The report concluded that despite rapid implementation and short project length, often at the peak of the crisis, members seek to ensure that communities have access to the humanitarian assistance they need. It also argued that the flexibility allowed by the Start Fund is critical for change in programming when necessary to ensure the most appropriate interventions are delivered, especially with changing contexts. Unquestionably, this flexibility is of paramount importance in instances where projects are designed prior to comprehensive needs assessments and when communities are the drivers of change.
In Tanzania, World Vision’s feedback mechanism led them to note that “it is through this communication that communities could express the need for shelter support and that there was no requirement for food, blankets, or tarpaulins” (alert 144 Tanzania earthquake).
Most agencies are also sharing information with communities about the project intervention, though this did appear to be low (56%). It was also found that only 55% of projects reported seeking community feedback or setting up community feedback mechanisms. Another relatively low indicator of accountability was the involvement of communities in the project design phase itself (31%) and the mention of response to feedback or complaints (18%), begging the question of whether we enable communities to directly shape design as much as is possible – and necessary – and whether we truly close the feedback loops.
Are we asking the right questions?
These figures must be read with caution however, and herein lies both the limitation of the study and the opportunity for improvement; it is not compulsory in final reports of Start Fund projects to include the extent to which crisis-affected people felt that their needs are being met. The study was therefore unable to assess the depth of engagement of communities and the accessibility of feedback mechanisms.

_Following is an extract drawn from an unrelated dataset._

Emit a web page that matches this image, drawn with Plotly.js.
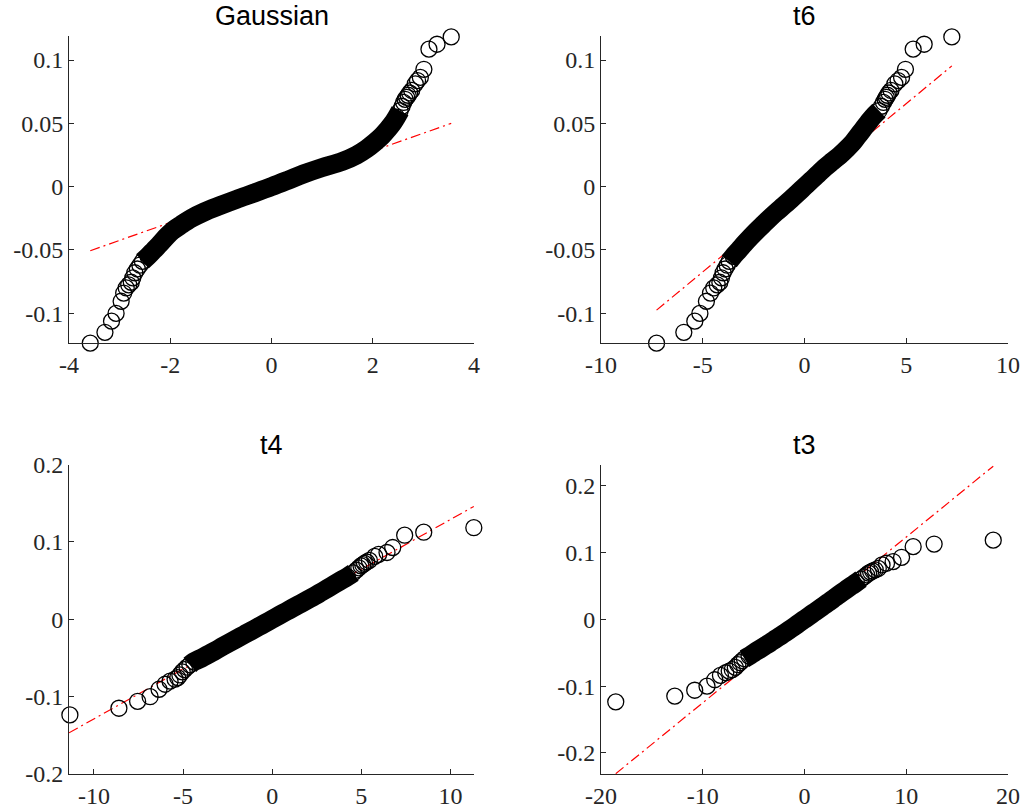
<!DOCTYPE html>
<html>
<head>
<meta charset="utf-8">
<script src="https://cdn.plot.ly/plotly-3.0.1.min.js"></script>
<style>html,body{margin:0;padding:0;background:#fff;}#chart{width:1025px;height:812px;}</style>
</head>
<body>
<div id="chart"></div>
<script>
// Sample quantiles (same sorted data in all four panels)
const sampleQuantiles = [-0.1236, -0.1150, -0.1062, -0.1001, -0.0905, -0.0840, -0.0800, -0.0775, -0.0755, -0.0720, -0.0680, -0.0650, -0.0620, -0.0590,
  -0.055, -0.050, -0.045, -0.040, -0.035, -0.030, -0.025, -0.020, -0.015, -0.010, -0.005, 0, 0.005, 0.010, 0.015, 0.020, 0.025, 0.030, 0.035, 0.040, 0.045, 0.050, 0.055,
  0.0600, 0.0635, 0.0665, 0.0690, 0.0705, 0.0722, 0.0740, 0.0760, 0.0812, 0.0838, 0.0863, 0.0927, 0.1086, 0.1125, 0.1183];

// Theoretical quantiles
const gaussX = [-3.58, -3.29, -3.16, -3.07, -2.97, -2.92, -2.87, -2.82, -2.77, -2.74, -2.70, -2.65, -2.60, -2.55,
  -2.44, -2.32, -2.20, -2.09, -1.96, -1.78, -1.58, -1.33, -1.02, -0.69, -0.34, 0, 0.32, 0.63, 0.99, 1.40, 1.68, 1.88, 2.04, 2.18, 2.29, 2.39, 2.47,
  2.54, 2.58, 2.61, 2.64, 2.67, 2.70, 2.73, 2.77, 2.84, 2.885, 2.94, 3.01, 3.11, 3.27, 3.55];
const t6X = [-7.27, -5.93, -5.39, -5.14, -4.82, -4.62, -4.46, -4.29, -4.16, -4.08, -4.00, -3.90, -3.80, -3.70,
  -3.50, -3.22, -2.95, -2.66, -2.36, -2.04, -1.72, -1.38, -1.02, -0.67, -0.33, 0, 0.33, 0.67, 1.00, 1.37, 1.75, 2.08, 2.38, 2.62, 2.86, 3.10, 3.35,
  3.66, 3.78, 3.88, 3.96, 4.02, 4.08, 4.15, 4.25, 4.44, 4.60, 4.77, 4.96, 5.34, 5.88, 7.24];
const t4X = [-11.35, -8.6, -7.55, -6.85, -6.35, -6.01, -5.73, -5.45, -5.30, -5.18, -5.05, -4.92, -4.78, -4.62,
  -4.40, -3.95, -3.55, -3.15, -2.77, -2.38, -1.98, -1.58, -1.18, -0.79, -0.39, 0, 0.39, 0.79, 1.18, 1.58, 1.98, 2.38, 2.75, 3.12, 3.48, 3.85, 4.22,
  4.55, 4.72, 4.86, 4.98, 5.08, 5.18, 5.30, 5.45, 5.75, 5.97, 6.44, 6.76, 7.43, 8.5, 11.31];
const t3X = [-18.55, -12.75, -10.79, -9.58, -8.82, -8.26, -7.74, -7.40, -7.10, -6.80, -6.55, -6.33, -6.12, -5.90,
  -5.45, -4.95, -4.42, -3.90, -3.38, -2.88, -2.38, -1.88, -1.40, -0.93, -0.46, 0, 0.46, 0.93, 1.40, 1.86, 2.32, 2.78, 3.22, 3.68, 4.15, 4.62, 5.10,
  5.55, 5.85, 6.10, 6.30, 6.50, 6.70, 6.95, 7.25, 7.62, 8.06, 8.71, 9.54, 10.68, 12.74, 18.55];

// Reference lines (endpoints)
const gaussLineX = [-3.58, 3.55], gaussLineY = [-0.0506, 0.0500];
const t6LineX = [-7.27, 7.24], t6LineY = [-0.0975, 0.0954];
const t4LineX = [-11.4, 11.31], t4LineY = [-0.1468, 0.1458];
const t3LineX = [-18.55, 18.55], t3LineY = [-0.231, 0.229];

const panelTitles = ['Gaussian', 't6', 't4', 't3'];

// Ticks
const xTicks1 = [-4, -2, 0, 2, 4], xText1 = ['-4', '-2', '0', '2', '4'];
const xTicks2 = [-10, -5, 0, 5, 10], xText2 = ['-10', '-5', '0', '5', '10'];
const xTicks3 = [-10, -5, 0, 5, 10], xText3 = ['-10', '-5', '0', '5', '10'];
const xTicks4 = [-20, -10, 0, 10, 20], xText4 = ['-20', '-10', '0', '10', '20'];
const yTicksTop = [-0.1, -0.05, 0, 0.05, 0.1], yTextTop = ['-0.1', '-0.05', '0', '0.05', '0.1'];
const yTicksBot = [-0.2, -0.1, 0, 0.1, 0.2], yTextBot = ['-0.2', '-0.1', '0', '0.1', '0.2'];

const denseStart = 13, denseEnd = 38;

const panels = [
  {x: gaussX, lx: gaussLineX, ly: gaussLineY, xa: 'x', ya: 'y'},
  {x: t6X, lx: t6LineX, ly: t6LineY, xa: 'x2', ya: 'y2'},
  {x: t4X, lx: t4LineX, ly: t4LineY, xa: 'x3', ya: 'y3'},
  {x: t3X, lx: t3LineX, ly: t3LineY, xa: 'x4', ya: 'y4'}
];

const traces = [];
panels.forEach(p => {
  traces.push({type: 'scatter', mode: 'lines', x: p.lx, y: p.ly, xaxis: p.xa, yaxis: p.ya,
    line: {color: '#ff0000', width: 1.2, dash: '10px,4px,2px,4px'}, hoverinfo: 'skip', cliponaxis: false});
  traces.push({type: 'scatter', mode: 'lines', x: p.x.slice(denseStart, denseEnd), y: sampleQuantiles.slice(denseStart, denseEnd),
    xaxis: p.xa, yaxis: p.ya, line: {color: '#000', width: 19, shape: 'spline'}, hoverinfo: 'skip'});
  traces.push({type: 'scatter', mode: 'markers', x: p.x, y: sampleQuantiles, xaxis: p.xa, yaxis: p.ya,
    marker: {symbol: 'circle-open', size: 16, color: '#000', line: {width: 1.3}}, cliponaxis: false});
});

const tickFont = {family: '"Liberation Serif", "DejaVu Serif", serif', size: 24, color: '#262626'};
function ax(domain, range, tv, tt, anchor) {
  return {domain: domain, range: range, tickvals: tv, ticktext: tt, anchor: anchor,
    showline: true, linecolor: '#262626', linewidth: 1, ticks: 'inside', ticklen: 5, tickcolor: '#262626', tickwidth: 1,
    showgrid: false, zeroline: false, mirror: false, tickfont: tickFont, fixedrange: true};
}
const xd1 = [69/1025, 474/1025], xd2 = [601/1025, 1008/1025];
const ydTop = [1 - 343.3/812, 1 - 36/812], ydBot = [1 - 774/812, 1 - 464.5/812];

const titleFont = {family: '"Liberation Sans", Arial, sans-serif', size: 27, color: '#000'};
const layout = {
  width: 1025, height: 812, margin: {l: 0, r: 0, t: 0, b: 0},
  paper_bgcolor: '#fff', plot_bgcolor: '#fff', showlegend: false,
  xaxis: ax(xd1, [-4, 4], xTicks1, xText1, 'y'),
  yaxis: ax(ydTop, [-0.1237, 0.119], yTicksTop, yTextTop, 'x'),
  xaxis2: ax(xd2, [-10, 10], xTicks2, xText2, 'y2'),
  yaxis2: ax(ydTop, [-0.1237, 0.119], yTicksTop, yTextTop, 'x2'),
  xaxis3: ax(xd1, [-11.4, 11.32], xTicks3, xText3, 'y3'),
  yaxis3: ax(ydBot, [-0.2, 0.2], yTicksBot, yTextBot, 'x3'),
  xaxis4: ax(xd2, [-20, 20], xTicks4, xText4, 'y4'),
  yaxis4: ax(ydBot, [-0.2315, 0.2315], yTicksBot, yTextBot, 'x4'),
  annotations: [
    {text: panelTitles[0], x: (xd1[0] + xd1[1]) / 2, y: 1 - 16/812},
    {text: panelTitles[1], x: (xd2[0] + xd2[1]) / 2, y: 1 - 16/812},
    {text: panelTitles[2], x: (xd1[0] + xd1[1]) / 2, y: 1 - 445/812},
    {text: panelTitles[3], x: (xd2[0] + xd2[1]) / 2, y: 1 - 445/812}
  ].map(a => Object.assign(a, {xref: 'paper', yref: 'paper', showarrow: false, xanchor: 'center', yanchor: 'middle', font: titleFont}))
};

Plotly.newPlot('chart', traces, layout, {staticPlot: true, displayModeBar: false});
</script>
</body>
</html>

The occasionally low markers for accountability do not indicate an absence of it, merely an absence of reporting. For a more comprehensive analysis in the future, it will be imperative to dig deeper into the data that is currently not obligatory.
Listening to communities during needs assessments has led to better project outcomes. However, there is more work to be done to ensure that such good practice is widespread and shared in a way that agencies can learn from one another. The recommendations from the study focus on minor – but impactful – revisions to the Start Fund’s internal processes and templates, with the goal of supporting members to integrate improved accountability mechanisms into their programmes. If successful, these changes will better equip the fund to ensure accountability and share learning across the network.
Accountability in the Start Fund of the future
The Start Network is committing to streamlining approaches to providing information to communities, enabling community participation in decisions, and receiving and addressing community complaints. As part of the Start Fund’s commitments for the future, one of the seven focus areas for 2018-21 is to improve transparency and accountability to disaster-affected communities. To shift decision-making and leadership closer to crisis-affected populations, we have established 12 standing decision-making groups in crisis-prone countries who are trained in project selection and can be mobilised rapidly. This peer-review process will enhance sharing of good practice in accountability. We will also explore improvements in information provided to communities and community participation in decisions.
Speed versus effectiveness – must it be a trade-off?
The Start Fund has embraced an experimental approach, allowing processes and approaches to be iterated and refined over time. While the Start Network aims to challenge the humanitarian system and to help break the shackles of bureaucracy, centralisation, and stagnation, we must ensure our solutions do not come at the expense of established values – most critically, accountability. This study reports on tangible success stories of our members and their partners working with communities to ensure they are making the decisions which affect their lives. Yet there is clear room for improvement before we can say with absolute certainty that we are doing justice to those we seek to serve.
First, we must combat the limitations in our learning. But when we have the answers to our questions, what is our role as a network to ensure we are meeting the standards to which we commit, when our projects fall short? Is there a limitation to accountability while we are not fully localised? As the network becomes more driven by local actors, our projects will have better links to affected populations. Moving forward the Start Fund has the potential to position itself as an example of how accountability at speed is not only obtainable, but critical, if the humanitarian system is to ever truly embody localisation.